Quando os números do agronegócio brasileiro são colocados em perspectiva, o seu desempenho e a conseqüente contribuição para a economia brasileira aparecem de forma clara e inconteste: desde 1997 as exportações do setor tiveram um crescimento de 150% e atingiram a marca de US$ 58,4 bilhões em 2007, e nos últimos 12 meses já acumulam US$ 60,2 bilhões, número crucial em um ano em que o País caminha em direção a uma forte retração do superávit comercial.

Também nos últimos dez anos a produção de grãos cresceu 82% e deve chegar a 139,3 milhões de toneladas na safra 2007/2008, segundo estimativa da Conab, graças aos importantes ganhos de produtividade advindos de investimentos em tecnologias e à presença de recursos humanos altamente capacitados. Além disso, os recentes números divulgados pelo IBGE indicam que em 2007 a agropecuária foi o setor que mais cresceu no ano, com uma elevação de 5,4% do PIB. Soma-se este desempenho aos atuais preços recordes das commodities no mercado internacional e se forma na opinião pública o sentimento de que o agricultor foi capaz de recompor as perdas advindas da crise de 2004-2005, marcada por dois pesadelos: as intempéries climáticas, como secas prolongadas, e os preços internacionais depreciados.

Ocorre que as margens seguem apertadas pelo aumento dos custos de produção, puxados especialmente pela elevação dos preços de alguns insumos agropecuários no mercado internacional, como os produtos para alimentação animal e fertilizantes. Neste caso, é importante observar, por exemplo, que o Brasil é o 4º consumidor mundial de fertilizantes, atrás da China, da Índia e dos EUA, respectivamente. Embora o 4º lugar confira ao País uma posição de destaque, somente a China e a Índia têm um consumo anual desses insumos sete vezes superior ao brasileiro. Assim, qualquer incremento da demanda nesses países pode gerar dificuldades no suprimento do produto, influenciando gravemente os preços de mercado, como ocorreu em 2007.

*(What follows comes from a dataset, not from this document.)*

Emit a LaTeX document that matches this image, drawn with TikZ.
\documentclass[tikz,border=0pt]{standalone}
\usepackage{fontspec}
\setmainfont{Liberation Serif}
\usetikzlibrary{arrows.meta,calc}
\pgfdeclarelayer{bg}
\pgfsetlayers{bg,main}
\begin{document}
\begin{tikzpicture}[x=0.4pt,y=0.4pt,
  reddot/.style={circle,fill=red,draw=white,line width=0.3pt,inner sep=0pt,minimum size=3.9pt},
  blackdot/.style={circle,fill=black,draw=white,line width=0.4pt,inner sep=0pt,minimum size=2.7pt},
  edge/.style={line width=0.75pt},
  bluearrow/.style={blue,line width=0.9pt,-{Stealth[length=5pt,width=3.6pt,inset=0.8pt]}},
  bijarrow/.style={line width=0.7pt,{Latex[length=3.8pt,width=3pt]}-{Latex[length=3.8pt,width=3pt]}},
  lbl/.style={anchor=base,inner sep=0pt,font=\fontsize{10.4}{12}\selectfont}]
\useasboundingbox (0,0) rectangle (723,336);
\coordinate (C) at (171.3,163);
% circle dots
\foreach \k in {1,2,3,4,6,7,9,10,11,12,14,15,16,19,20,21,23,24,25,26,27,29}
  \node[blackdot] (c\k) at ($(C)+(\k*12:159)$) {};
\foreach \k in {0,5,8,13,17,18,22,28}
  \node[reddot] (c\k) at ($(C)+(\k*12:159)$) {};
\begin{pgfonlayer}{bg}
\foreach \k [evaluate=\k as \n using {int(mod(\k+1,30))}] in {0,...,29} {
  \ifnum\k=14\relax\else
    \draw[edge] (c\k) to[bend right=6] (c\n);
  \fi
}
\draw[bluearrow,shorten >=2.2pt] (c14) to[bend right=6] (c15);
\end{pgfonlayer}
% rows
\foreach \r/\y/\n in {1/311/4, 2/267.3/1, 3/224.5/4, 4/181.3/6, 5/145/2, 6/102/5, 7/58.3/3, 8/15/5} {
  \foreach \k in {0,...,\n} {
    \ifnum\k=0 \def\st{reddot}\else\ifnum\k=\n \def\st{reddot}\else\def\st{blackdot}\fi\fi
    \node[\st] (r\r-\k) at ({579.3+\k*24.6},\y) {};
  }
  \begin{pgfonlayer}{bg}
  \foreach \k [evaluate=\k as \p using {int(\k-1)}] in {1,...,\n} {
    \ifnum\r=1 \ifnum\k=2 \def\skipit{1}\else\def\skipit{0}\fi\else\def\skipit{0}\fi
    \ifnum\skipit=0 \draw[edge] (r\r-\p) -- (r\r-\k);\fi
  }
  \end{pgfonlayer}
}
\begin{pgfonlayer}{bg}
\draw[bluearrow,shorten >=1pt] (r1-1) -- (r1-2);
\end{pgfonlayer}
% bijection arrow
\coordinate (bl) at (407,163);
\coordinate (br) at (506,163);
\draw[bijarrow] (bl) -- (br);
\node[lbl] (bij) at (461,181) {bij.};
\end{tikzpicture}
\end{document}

A solução estratégica seria incentivar a produção doméstica, mas se observa que o movimento tem sido oposto: no ano passado, cerca de 64% dos fertilizantes entregues ao consumidor final, ou 17,5 milhões de toneladas, foram produzidos no exterior. O mais grave é que, segundo projeções da MB Associados, as importações representarão 86% do total consumido no Brasil em 2025. Em vez de incentivar a produção nacional, a falta de isonomia tributária com o produto importado causa desestímulo ao investimento no País. Para citar um exemplo ainda neste setor, o produto importado é isento de ICMS, ao contrário do nacional, que é taxado nas operações interestaduais. É importante lembrar que, uma vez tomada a decisão de investir neste setor, uma nova indústria exige um tempo mínimo de maturação para início da produção, que varia de 5 a 7 anos, e cifras na casa do bilhão.

No caso dos defensivos agrícolas, a dificuldade de incluir novos fabricantes, por conta do demorado processo de registro de novas empresas no Brasil, tem restringido a oferta de defensivos no mercado nacional, levando ao risco de faltar itens essenciais à atividade agrícola, como o glifosato.

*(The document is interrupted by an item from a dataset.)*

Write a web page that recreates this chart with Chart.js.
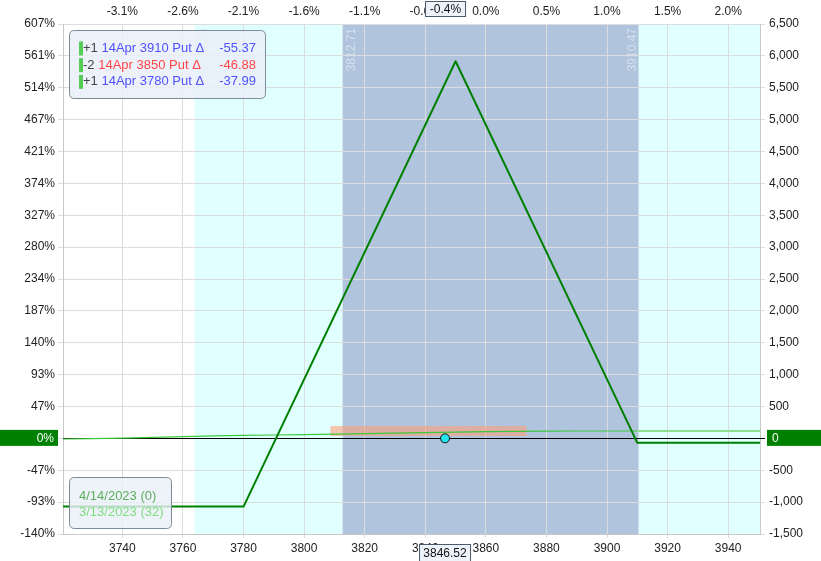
<!DOCTYPE html>
<html><head><meta charset="utf-8">
<script src="https://cdn.jsdelivr.net/npm/chart.js@4"></script>
<style>html,body{margin:0;padding:0;background:#fff;overflow:hidden}#wrap{width:821px;height:561px;position:relative}canvas{display:block}</style>
</head><body><div id="wrap"><canvas id="c" width="821" height="561" style="width:821px;height:561px"></canvas></div>
<script>
// ---- data ----
const xMin = 3720.4, xMax = 3950.5;
const xTickValues = [3740, 3760, 3780, 3800, 3820, 3840, 3860, 3880, 3900, 3920, 3940];
const pctTopLabels = ['-3.1%', '-2.6%', '-2.1%', '-1.6%', '-1.1%', '-0.6%', '0.0%', '0.5%', '1.0%', '1.5%', '2.0%'];
const yMin = -1500, yMax = 6500, yStep = 500;
const pctLeftLabels = ['-140%', '-93%', '-47%', '0%', '47%', '93%', '140%', '187%', '234%', '280%', '327%', '374%', '421%', '467%', '514%', '561%', '607%'];

const expiryPrices = [3720.4, 3780, 3850, 3910, 3950.5];
const expiryPL = [-1070, -1070, 5915, -70, -70];

const t0Prices = [3720.4, 3740, 3760, 3780, 3800, 3820, 3840, 3860, 3880, 3900, 3910, 3920, 3950.5];
const t0PL = [-10, 5, 28, 48, 58, 74, 90, 105, 114, 116, 116, 117, 117];

const currentPrice = 3846.52;
const currentPctLabel = '-0.4%';
const bandEdges = [3763.84, 3812.71, 3910.47];
const rangeBox = { x0: 3808.7, x1: 3873.4, y0: 37, y1: 194 };

const legQty = ['+1', '-2', '+1'];
const legNames = ['14Apr 3910 Put \u0394', '14Apr 3850 Put \u0394', '14Apr 3780 Put \u0394'];
const legDeltas = ['-55.37', '-46.88', '-37.99'];
const dateLabels = ['4/14/2023 (0)', '3/13/2023 (32)'];

// ---- styles ----
const CYAN = '#e0ffff', BLUE = '#b0c4de', GRID = '#dcdcdc';
const FONT = '"Liberation Sans", Arial, sans-serif';

function rr(ctx, x, y, w, h, r) {
  ctx.beginPath();
  ctx.moveTo(x + r, y); ctx.lineTo(x + w - r, y); ctx.quadraticCurveTo(x + w, y, x + w, y + r);
  ctx.lineTo(x + w, y + h - r); ctx.quadraticCurveTo(x + w, y + h, x + w - r, y + h);
  ctx.lineTo(x + r, y + h); ctx.quadraticCurveTo(x, y + h, x, y + h - r);
  ctx.lineTo(x, y + r); ctx.quadraticCurveTo(x, y, x + r, y); ctx.closePath();
}

const plug = {
  id: 'deco',
  beforeDraw(chart) {
    const { ctx, chartArea: a, scales: { x } } = chart;
    ctx.save();
    ctx.fillStyle = '#fff'; ctx.fillRect(0, 0, chart.width, chart.height);
    const p = v => x.getPixelForValue(v);
    ctx.beginPath(); ctx.rect(a.left, a.top, a.right - a.left, a.bottom - a.top); ctx.clip();
    ctx.fillStyle = CYAN; ctx.fillRect(p(bandEdges[0]), a.top, p(bandEdges[1]) - p(bandEdges[0]), a.bottom - a.top);
    ctx.fillStyle = BLUE; ctx.fillRect(p(bandEdges[1]), a.top, p(bandEdges[2]) - p(bandEdges[1]), a.bottom - a.top);
    ctx.fillStyle = CYAN; ctx.fillRect(p(bandEdges[2]), a.top, a.right - p(bandEdges[2]), a.bottom - a.top);
    ctx.restore();
  },
  beforeDatasetsDraw(chart) {
    const { ctx, chartArea: a, scales: { x, y } } = chart;
    ctx.save();
    ctx.font = '12px ' + FONT; ctx.fillStyle = '#d6e0ee';
    ctx.textAlign = 'right'; ctx.textBaseline = 'middle';
    bandEdges.forEach(v => {
      const lx = x.getPixelForValue(v) + (v > currentPrice ? -6.5 : 9);
      ctx.save(); ctx.translate(lx, a.top + 4); ctx.rotate(-Math.PI / 2);
      ctx.fillText(v.toFixed(2), 0, 0); ctx.restore();
    });
    ctx.fillStyle = 'rgba(255,160,122,0.6)';
    const bx0 = x.getPixelForValue(rangeBox.x0), bx1 = x.getPixelForValue(rangeBox.x1);
    const by0 = y.getPixelForValue(rangeBox.y1), by1 = y.getPixelForValue(rangeBox.y0);
    ctx.fillRect(bx0, by0, bx1 - bx0, by1 - by0);
    const zy = Math.round(y.getPixelForValue(0)) + 0.5;
    ctx.strokeStyle = '#000'; ctx.lineWidth = 1;
    ctx.beginPath(); ctx.moveTo(a.left, zy); ctx.lineTo(a.right + 5, zy); ctx.stroke();
    ctx.restore();
  },
  afterDraw(chart) {
    const { ctx, chartArea: a, scales: { x, y } } = chart;
    ctx.save();
    const zy = y.getPixelForValue(0);
    ctx.font = '12px ' + FONT; ctx.textBaseline = 'middle';
    ctx.fillStyle = '#008000';
    ctx.fillRect(0, zy - 8.5, 58, 16);
    ctx.fillRect(767, zy - 8.5, 54, 16);
    ctx.fillStyle = '#fff';
    ctx.textAlign = 'right'; ctx.fillText(pctLeftLabels[3], 54, zy);
    ctx.textAlign = 'left'; ctx.fillText('0', 772, zy);
    const cx = x.getPixelForValue(currentPrice);
    ctx.textAlign = 'center';
    ctx.fillStyle = '#eef3fa'; ctx.strokeStyle = '#4a5a6a'; ctx.lineWidth = 1;
    ctx.fillRect(cx - 19.5, 1.5, 40, 15); ctx.strokeRect(cx - 19.5, 1.5, 40, 15);
    ctx.fillStyle = '#111'; ctx.fillText(currentPctLabel, cx + 0.5, 9.5);
    ctx.fillStyle = '#eef3fa';
    ctx.fillRect(cx - 25.5, 544.5, 51, 17); ctx.strokeRect(cx - 25.5, 544.5, 51, 17);
    ctx.fillStyle = '#111'; ctx.fillText(currentPrice.toFixed(2), cx, 553.5);
    ctx.font = '13px ' + FONT;
    rr(ctx, 69.5, 30.5, 196, 68, 5);
    ctx.fillStyle = 'rgba(234,240,249,0.85)'; ctx.fill();
    ctx.strokeStyle = '#7d8a98'; ctx.stroke();
    legQty.forEach((q, i) => {
      const cy = 48.5 + i * 16.7;
      ctx.fillStyle = '#55cc55'; ctx.fillRect(79, cy - 7, 4, 14);
      ctx.textAlign = 'left';
      ctx.fillStyle = '#444'; ctx.fillText(q, 83, cy);
      const w = ctx.measureText(q + ' ').width;
      const col = q.startsWith('-') ? '#ff4545' : '#5050ff';
      ctx.fillStyle = col; ctx.fillText(legNames[i], 83 + w, cy);
      ctx.textAlign = 'right'; ctx.fillText(legDeltas[i], 256, cy);
    });
    rr(ctx, 69.5, 477.5, 102, 51, 5);
    ctx.fillStyle = 'rgba(234,240,249,0.8)'; ctx.fill();
    ctx.strokeStyle = '#7d8a98'; ctx.stroke();
    ctx.textAlign = 'left';
    ctx.fillStyle = '#5cae5c'; ctx.fillText(dateLabels[0], 79, 496);
    ctx.fillStyle = '#80de80'; ctx.fillText(dateLabels[1], 79, 512.5);
    ctx.restore();
  }
};

Chart.defaults.font.family = FONT;
Chart.defaults.font.size = 12;
Chart.defaults.color = '#222';

const xy = (xs, ys) => xs.map((v, i) => ({ x: v, y: ys[i] }));
const upperEdge = bandEdges[2];

new Chart(document.getElementById('c'), {
  type: 'line',
  data: {
    datasets: [
      { data: [{ x: currentPrice, y: 0 }], showLine: false, pointRadius: 4.5, pointBackgroundColor: '#22e6ee', pointBorderColor: '#111', pointBorderWidth: 1 },
      { data: xy(expiryPrices, expiryPL), borderColor: '#008000', borderWidth: 2, pointRadius: 0, tension: 0, borderJoinStyle: 'round' },
      { data: xy(t0Prices, t0PL), borderColor: '#3cc83c', borderWidth: 1.2, pointRadius: 0, tension: 0.3,
        segment: {
          borderColor: c => c.p0.parsed.x >= upperEdge - 1 ? '#8ee08e' : undefined,
          borderWidth: c => c.p0.parsed.x >= upperEdge - 1 ? 2 : undefined
        } }
    ]
  },
  options: {
    responsive: false, maintainAspectRatio: false, animation: false, devicePixelRatio: 1,
    layout: { padding: 0 },
    plugins: { legend: { display: false }, tooltip: { enabled: false } },
    scales: {
      x: {
        type: 'linear', position: 'bottom', min: xMin, max: xMax,
        afterBuildTicks: s => { s.ticks = xTickValues.map(v => ({ value: v })); },
        afterFit: s => { s.height = 27; },
        ticks: { autoSkip: false, maxRotation: 0, padding: 3, callback: v => String(v) },
        grid: { color: GRID, tickLength: 4 },
        border: { color: '#c8c8c8' }
      },
      x2: {
        type: 'linear', position: 'top', min: xMin, max: xMax,
        afterBuildTicks: s => { s.ticks = xTickValues.map(v => ({ value: v })); },
        afterFit: s => { s.height = 24; },
        ticks: { autoSkip: false, maxRotation: 0, padding: 5, callback: (v, i) => pctTopLabels[i] },
        grid: { drawOnChartArea: false, drawTicks: false },
        border: { color: GRID }
      },
      y: {
        type: 'linear', position: 'right', min: yMin, max: yMax,
        afterFit: s => { s.width = 61; },
        ticks: { stepSize: yStep, autoSkip: false, padding: 4, callback: v => v.toLocaleString('en-US') },
        grid: { color: GRID, tickLength: 5 },
        border: { color: '#c8c8c8' }
      },
      y2: {
        type: 'linear', position: 'left', min: yMin, max: yMax,
        afterFit: s => { s.width = 63; },
        ticks: { stepSize: yStep, autoSkip: false, padding: 3, callback: (v, i) => pctLeftLabels[i] },
        grid: { drawOnChartArea: false, color: GRID, tickLength: 5 },
        border: { color: '#c8c8c8' }
      }
    }
  },
  plugins: [plug]
});
</script></body></html>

Para as rações, pesa o aumento do preço do farelo de soja e do milho, resultante em grande parte da política de etanol dos EUA, que utiliza o milho como matéria-prima, impactando os custos da cadeia produtiva da carne de aves. Mas não é só isso: os nutrientes importados, muitos deles da China, sofreram alarmantes reajustes de preços naquele país. No caso do sal mineral, o fosfato bicálcico respondeu por 77% do aumento do preço do produto e, além do fator China, ainda pesa o aumento do preço do petróleo, cujo céu parece ser o limite. Neste caso, é a cadeia da carne bovina que sofre o impacto.

Assim, há que se alertar que a agricultura brasileira caminha para uma dependência excessiva em relação aos insumos importados, para que se adote, o quanto antes, uma estratégia nacional para o tema. China, Rússia e outros importantes fornecedores brasileiros já aplicam algum tipo de restrição ao fornecimento, principalmente por meio de quotas e crescentes tarifas às exportações. Isto porque, entre outros motivos, precisam garantir o próprio abastecimento, uma vez que são também grandes consumidores. É bom lembrar que, se o agronegócio é o motor da economia brasileira, o insumo é o seu combustível, mas pode se transformar também no seu calcanhar-de-aquiles.